**Set problem:** Pick every line from the data that holds the word "this".
Start of Data extract
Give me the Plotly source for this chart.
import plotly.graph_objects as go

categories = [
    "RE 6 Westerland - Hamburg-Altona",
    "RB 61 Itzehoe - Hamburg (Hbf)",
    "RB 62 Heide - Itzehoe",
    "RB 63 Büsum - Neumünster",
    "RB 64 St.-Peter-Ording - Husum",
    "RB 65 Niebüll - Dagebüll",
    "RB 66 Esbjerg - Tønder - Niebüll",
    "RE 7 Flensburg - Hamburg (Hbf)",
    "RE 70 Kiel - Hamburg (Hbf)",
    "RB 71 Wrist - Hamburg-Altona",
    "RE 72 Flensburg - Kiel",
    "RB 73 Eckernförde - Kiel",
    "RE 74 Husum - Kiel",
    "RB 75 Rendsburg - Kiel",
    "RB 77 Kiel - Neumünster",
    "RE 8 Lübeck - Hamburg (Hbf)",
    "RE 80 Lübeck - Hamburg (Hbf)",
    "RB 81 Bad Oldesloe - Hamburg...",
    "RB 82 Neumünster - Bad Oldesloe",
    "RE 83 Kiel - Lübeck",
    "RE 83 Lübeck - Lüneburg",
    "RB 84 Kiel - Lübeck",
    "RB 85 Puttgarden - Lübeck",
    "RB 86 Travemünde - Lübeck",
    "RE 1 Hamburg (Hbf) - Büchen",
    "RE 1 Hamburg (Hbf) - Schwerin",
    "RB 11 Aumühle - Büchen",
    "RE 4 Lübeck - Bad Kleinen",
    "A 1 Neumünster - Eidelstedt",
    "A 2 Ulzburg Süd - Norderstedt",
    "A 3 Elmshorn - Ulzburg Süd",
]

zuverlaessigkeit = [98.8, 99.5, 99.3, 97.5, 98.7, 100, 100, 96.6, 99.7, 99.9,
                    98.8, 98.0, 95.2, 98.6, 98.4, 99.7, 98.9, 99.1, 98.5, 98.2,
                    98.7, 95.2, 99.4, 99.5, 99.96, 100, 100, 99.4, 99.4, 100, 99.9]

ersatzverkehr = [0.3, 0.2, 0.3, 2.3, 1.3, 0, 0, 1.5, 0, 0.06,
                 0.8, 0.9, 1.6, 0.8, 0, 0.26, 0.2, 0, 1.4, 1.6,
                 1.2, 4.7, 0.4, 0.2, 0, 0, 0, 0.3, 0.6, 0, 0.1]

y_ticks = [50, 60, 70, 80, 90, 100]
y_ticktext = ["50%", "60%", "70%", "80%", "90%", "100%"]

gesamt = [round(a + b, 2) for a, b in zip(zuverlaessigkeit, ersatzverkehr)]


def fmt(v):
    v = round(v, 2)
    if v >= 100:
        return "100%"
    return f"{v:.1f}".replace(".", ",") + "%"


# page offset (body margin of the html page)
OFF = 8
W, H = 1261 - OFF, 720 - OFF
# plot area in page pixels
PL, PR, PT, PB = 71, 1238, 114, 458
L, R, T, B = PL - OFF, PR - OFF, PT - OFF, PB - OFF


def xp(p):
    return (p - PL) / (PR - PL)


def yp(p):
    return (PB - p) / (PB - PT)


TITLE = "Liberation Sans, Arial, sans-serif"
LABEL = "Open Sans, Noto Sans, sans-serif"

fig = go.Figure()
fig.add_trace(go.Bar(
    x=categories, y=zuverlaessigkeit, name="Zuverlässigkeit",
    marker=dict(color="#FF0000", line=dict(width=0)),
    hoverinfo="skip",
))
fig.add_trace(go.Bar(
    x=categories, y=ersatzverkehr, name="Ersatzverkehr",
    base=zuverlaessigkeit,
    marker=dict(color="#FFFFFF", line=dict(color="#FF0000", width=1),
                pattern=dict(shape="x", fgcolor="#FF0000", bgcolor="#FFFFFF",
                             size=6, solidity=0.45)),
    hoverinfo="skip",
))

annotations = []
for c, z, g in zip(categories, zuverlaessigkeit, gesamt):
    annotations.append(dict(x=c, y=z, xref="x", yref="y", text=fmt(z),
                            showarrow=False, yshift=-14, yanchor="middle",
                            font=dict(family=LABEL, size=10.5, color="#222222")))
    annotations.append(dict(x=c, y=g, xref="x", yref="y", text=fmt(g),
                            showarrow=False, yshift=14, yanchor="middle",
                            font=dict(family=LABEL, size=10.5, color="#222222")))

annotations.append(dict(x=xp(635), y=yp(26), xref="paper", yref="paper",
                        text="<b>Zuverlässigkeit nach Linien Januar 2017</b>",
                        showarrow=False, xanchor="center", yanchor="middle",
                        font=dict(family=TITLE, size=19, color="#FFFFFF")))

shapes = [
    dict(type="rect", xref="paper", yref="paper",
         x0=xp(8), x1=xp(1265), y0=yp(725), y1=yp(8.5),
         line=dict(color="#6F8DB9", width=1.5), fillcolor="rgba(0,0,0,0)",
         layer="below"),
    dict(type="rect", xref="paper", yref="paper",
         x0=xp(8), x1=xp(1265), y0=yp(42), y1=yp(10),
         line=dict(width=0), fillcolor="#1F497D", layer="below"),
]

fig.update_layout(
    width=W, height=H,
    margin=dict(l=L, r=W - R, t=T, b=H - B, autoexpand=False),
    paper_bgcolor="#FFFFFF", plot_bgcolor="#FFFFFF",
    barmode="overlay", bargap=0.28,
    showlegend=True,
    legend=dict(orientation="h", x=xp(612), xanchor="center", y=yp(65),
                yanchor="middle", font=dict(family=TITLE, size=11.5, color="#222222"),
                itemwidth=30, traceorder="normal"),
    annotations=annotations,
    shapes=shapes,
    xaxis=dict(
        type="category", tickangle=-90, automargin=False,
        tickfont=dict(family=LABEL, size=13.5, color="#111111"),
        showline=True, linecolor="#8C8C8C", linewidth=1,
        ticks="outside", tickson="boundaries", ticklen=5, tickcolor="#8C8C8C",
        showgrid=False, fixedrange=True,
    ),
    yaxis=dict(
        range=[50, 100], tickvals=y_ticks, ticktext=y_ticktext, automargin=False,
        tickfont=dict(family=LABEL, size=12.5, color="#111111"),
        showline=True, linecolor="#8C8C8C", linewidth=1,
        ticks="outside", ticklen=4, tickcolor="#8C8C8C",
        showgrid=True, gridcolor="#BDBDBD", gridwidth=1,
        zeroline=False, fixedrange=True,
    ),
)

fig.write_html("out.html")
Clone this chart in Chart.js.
End of Data extract
**Correct result:**
Give me the Plotly source for this chart.
Clone this chart in Chart.js.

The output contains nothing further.